Se a defesa do memorial do OP nasce como um paliativo para o desmonte promovido por sucessivos governos, ele nascerá fraco: por isso, é preciso buscar sua substância que seja contrapeso a amnésia galopante que diz que o OP que está aí é o que sempre foi. Não é, e por isso se exige rememoração, que é para Huyssen, o contrapeso da amnésia galopante. O discurso da memória é afetivo, é moral, ele avaliza, e por isso mantém sua tensão com o discurso do Orçamento Participativo, o discurso das formas da democracia participativa. Não queremos um museu para a cultura midiática, para questões frívolas – venda de objetos – a memória que desejamos preservar não é a transformação do OP em mercadoria a ser vendida para turistas, é a memória que favorece a expansão do ideal democrático.

A proposta de um memorial do OP nasce de uma ambiguidade porque tem de resolver a questão: ou ele é testemunha, ao mesmo tempo, de seus méritos mas também, de suas fragilidades, de seus pontos fortes mas também fracos ou ele é expressão de uma ideologia de seus organizadores, um museu chapa branca para retratar a idealização do processo. Em que opções se organizará sua base museal?

O discurso do OP é um discurso que reivindica a democracia participativa, mas cujo processo foi delimitado ao longo do tempo. Como revelar os contextos dos diferentes governos, as negociações dos espaços do OP e seus atores? Como registrar as agendas e demandas derrotadas? A inflação de documentos, discursos, prerrogativas, demandas, quando reunidos em um único local pode valorizar ou desvalorizar uma iniciativa, dependendo da existência ou não de um véu político, normalmente usados para encobrir interesses particulares, afirma Huyssen. Precisamos de um Memorial do OP que não sirva nem a idolatria partidária e nem ao abuso de lideranças, mas que seja uma referência internacional que mostre a complexidade do tema.

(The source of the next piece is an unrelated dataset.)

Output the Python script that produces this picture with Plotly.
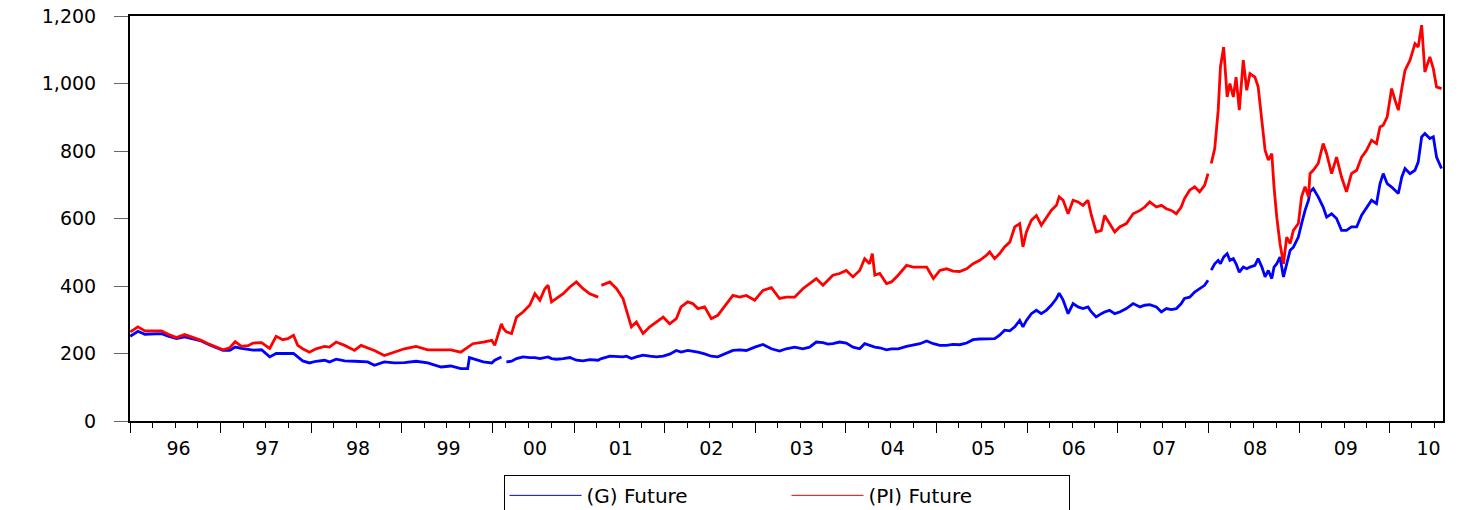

3.2. Uma memória da relação do OP com a Câmara

Um dos temas pouco explorados é a relação da OP com a Câmara Municipal. Objeto de estudo da pesquisadora Marcia Ribeiro Dias, o tema não foi explorado por estudos e pesquisas posteriores. E, ainda que o memorial do OP possa disponibilizar estudos disponíveis a seu respeito, que outros indicadores podem auxiliar a reconstruir essa relação entre o OP e seus cidadãos? Uma das formas é ver a intermediação do poder legislativo municipal no encaminhamento de demandas populares.

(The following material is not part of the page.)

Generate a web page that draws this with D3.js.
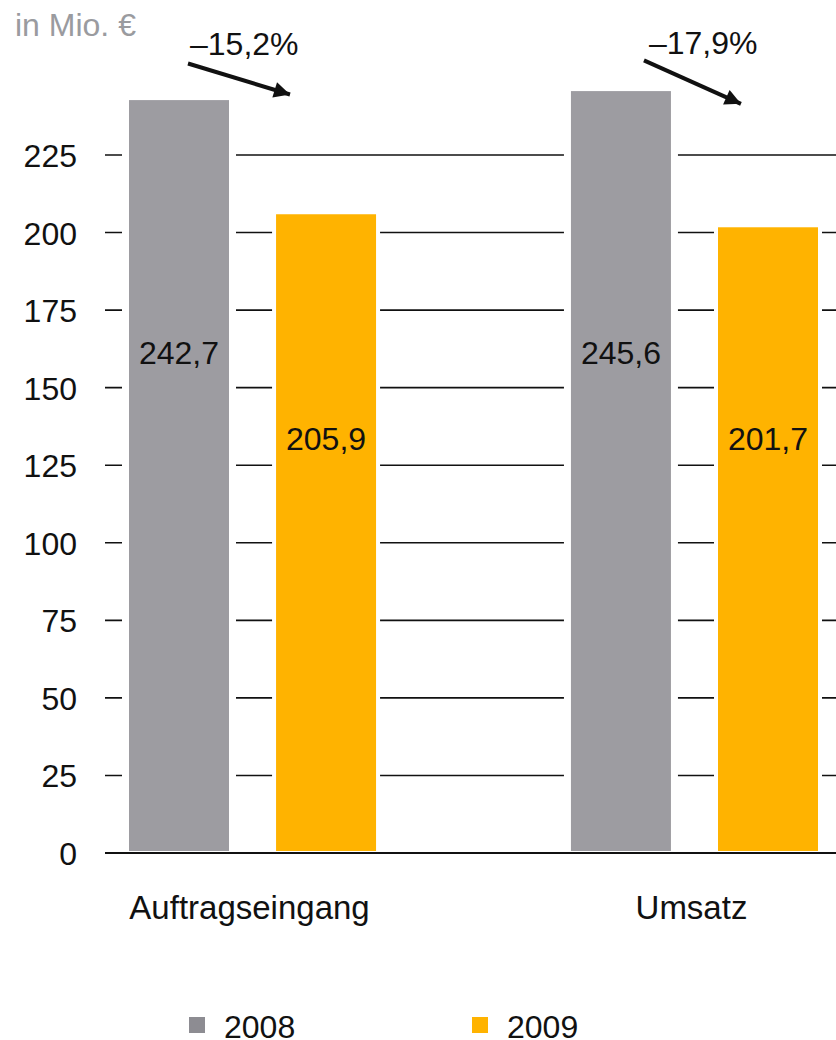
<!DOCTYPE html>
<html lang="de">
<head>
<meta charset="UTF-8">
<title>Auftragseingang und Umsatz</title>
<script src="https://cdnjs.cloudflare.com/ajax/libs/d3/7.8.5/d3.min.js"></script>
<style>
  body { margin: 0; background: #fff; }
  svg { display: block; font-family: "Liberation Sans", Arial, sans-serif; }
  .tick-label { font-size: 32px; fill: #111; }
</style>
</head>
<body>
<svg id="chart"></svg>
<script>
  // data
  const categories = ["Auftragseingang", "Umsatz"];
  const years = ["2008", "2009"];
  const values2008 = [242.7, 245.6];
  const values2009 = [205.9, 201.7];
  const valueLabels2008 = ["242,7", "245,6"];
  const valueLabels2009 = ["205,9", "201,7"];
  const changeLabels = ["–15,2%", "–17,9%"];
  const yTicks = [0, 25, 50, 75, 100, 125, 150, 175, 200, 225];

  const width = 836, height = 1040;
  const colors = { "2008": "#9d9ca1", "2009": "#ffb300" };
  const legendColors = { "2008": "#8d8c92", "2009": "#ffb300" };

  const svg = d3.select("#chart").attr("width", width).attr("height", height);

  const y = d3.scaleLinear().domain([0, 225]).range([853, 155]);
  const x0 = d3.scaleBand().domain(categories).range([129, 818]).paddingInner(0.441);
  const x1 = d3.scaleBand().domain(years).range([0, x0.bandwidth()]).paddingInner(0.32);

  const rows = categories.map((c, i) => ({
    cat: c,
    bars: [
      { year: "2008", value: values2008[i], label: valueLabels2008[i] },
      { year: "2009", value: values2009[i], label: valueLabels2009[i] }
    ]
  }));

  // unit
  svg.append("text")
    .attr("x", 15).attr("y", 36)
    .attr("font-size", 32).attr("fill", "#9a9b9f")
    .text("in Mio. €");

  // gridlines
  svg.append("g").selectAll("line")
    .data(yTicks.filter(d => d > 0))
    .join("line")
    .attr("x1", 105).attr("x2", width)
    .attr("y1", d => y(d)).attr("y2", d => y(d))
    .attr("stroke", "#111").attr("stroke-width", 1.6);

  // tick labels
  svg.append("g").selectAll("text")
    .data(yTicks)
    .join("text")
    .attr("class", "tick-label")
    .attr("x", 77).attr("y", d => y(d) + 12)
    .attr("text-anchor", "end")
    .text(d => d);

  const groups = svg.append("g").selectAll("g")
    .data(rows)
    .join("g")
    .attr("transform", d => `translate(${x0(d.cat)},0)`);

  // white gaps around the bars break the gridlines
  groups.selectAll("rect.gap")
    .data(d => d.bars)
    .join("rect")
    .attr("class", "gap")
    .attr("x", d => x1(d.year) - (d.year === "2008" ? 7 : 4))
    .attr("width", d => x1.bandwidth() + (d.year === "2008" ? 14 : 8))
    .attr("y", d => y(d.value))
    .attr("height", d => y(0) - y(d.value))
    .attr("fill", "#fff");

  groups.selectAll("rect.bar")
    .data(d => d.bars)
    .join("rect")
    .attr("class", "bar")
    .attr("x", d => x1(d.year))
    .attr("width", x1.bandwidth())
    .attr("y", d => y(d.value))
    .attr("height", d => y(0) - y(d.value) - 2)
    .attr("fill", d => colors[d.year]);

  // value labels sit at fixed heights per series
  const labelLevel = { "2008": 157.5, "2009": 130 };
  groups.selectAll("text.val")
    .data(d => d.bars)
    .join("text")
    .attr("class", "val")
    .attr("x", d => x1(d.year) + x1.bandwidth() / 2)
    .attr("y", d => y(labelLevel[d.year]))
    .attr("text-anchor", "middle")
    .attr("font-size", 32).attr("fill", "#111")
    .text(d => d.label);

  // baseline
  svg.append("line")
    .attr("x1", 105).attr("x2", width)
    .attr("y1", y(0)).attr("y2", y(0))
    .attr("stroke", "#111").attr("stroke-width", 2.2);

  // category labels
  groups.append("text")
    .attr("x", x0.bandwidth() / 2 - 3)
    .attr("y", 919)
    .attr("text-anchor", "middle")
    .attr("font-size", 33).attr("fill", "#111")
    .text(d => d.cat);

  // change arrows
  svg.append("defs").append("marker")
    .attr("id", "head")
    .attr("viewBox", "0 0 10 10")
    .attr("refX", 10).attr("refY", 5)
    .attr("markerWidth", 4.5).attr("markerHeight", 4)
    .attr("markerUnits", "strokeWidth")
    .attr("orient", "auto")
    .append("path").attr("d", "M0,0 L10,5 L0,10 Z").attr("fill", "#111");

  const arrowDx = [[59, 161], [73, 170]];
  const arrowLevel = [[254.5, 244.5], [255.5, 241.5]];
  changeLabels.forEach((t, i) => {
    const gx = x0(categories[i]);
    svg.append("line")
      .attr("x1", gx + arrowDx[i][0]).attr("y1", y(arrowLevel[i][0]))
      .attr("x2", gx + arrowDx[i][1]).attr("y2", y(arrowLevel[i][1]))
      .attr("stroke", "#111").attr("stroke-width", 4)
      .attr("marker-end", "url(#head)");
    svg.append("text")
      .attr("x", gx + arrowDx[i][0] + 2 + i * 3).attr("y", 55 - i)
      .attr("font-size", 32).attr("fill", "#111")
      .text(t);
  });

  // legend
  const legend = svg.append("g").selectAll("g")
    .data(years)
    .join("g")
    .attr("transform", (d, i) => `translate(${189 + i * 283},1017)`);
  legend.append("rect")
    .attr("width", 16).attr("height", 16)
    .attr("fill", d => legendColors[d]);
  legend.append("text")
    .attr("x", 35).attr("y", 21)
    .attr("font-size", 32).attr("fill", "#111")
    .text(d => d);
</script>
</body>
</html>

Por exemplo, podemos ver, através do Sisprot, que entre 1991 e 2017, ou seja, no período de 26 anos, foram produzidos 95 eventos no poder legislativo relativos ao OP. Quais merecem serem preservados e quais não? É importante a tentativa de institucionalização do OP, ainda que fracassada, em 1991, pelo vereador Clóvis Ingenfritz (Proc. 3138/91)? Ou é mais importante a iniciativa do Dr. Raul Torelly, que tentou estabelecer um posto de saúde por região do OP (Proc. 2566/2014)? Ou ainda, será que a ideia de instituição de um OP eletrônico, como propôs o vereador Idenir Ceccin (proc. 1550/2016), realmente colaborou ou foi um golpe contra os objetivos do OP? Ou mais ainda: é possível substituir a participação presencial por uma participação via internet? Em que pese as iniciativas legislativas de colaborar com a consolidação do OP, a questão é que nem todas são merecedoras de destaque para fins de memória, é disto que se trata.

Para nós, das 95  iniciativas, 3 do Vereador Cássio Trogildo melhor traduziram a tentativa de institucionalizar  as bases para um Memorial, pois, além de propor a sua criação – mesmo sem fazer uma analogia a bases, princípios ou metodologias, – ele foi capaz de perceber a sua importância: foi dele  a indicação, ao Sr. Prefeito Municipal, da sugestão do OP como bem imaterial, primeira etapa da sua transformação em patrimônio cultural (Ind.2848/2014); foi dele a sugestão ao executivo e após a autoria, do próprio Memorial; foi dele a tentativa de valorização da história do OP, primeiro pela inclusão do conteúdo história do OP nos currículos escolares, através do proc. 2844/14 e de homenagens a sua história, como a sessão solene pelos 25 anos de história do OP (Proc. 586/14). Quer dizer, curiosamente no legislativo, foi prerrogativa do PTB e não do PT a valorização do OP. Isso é a memória do parlamento e acredito, ela deve fazer parte do Memorial do OP.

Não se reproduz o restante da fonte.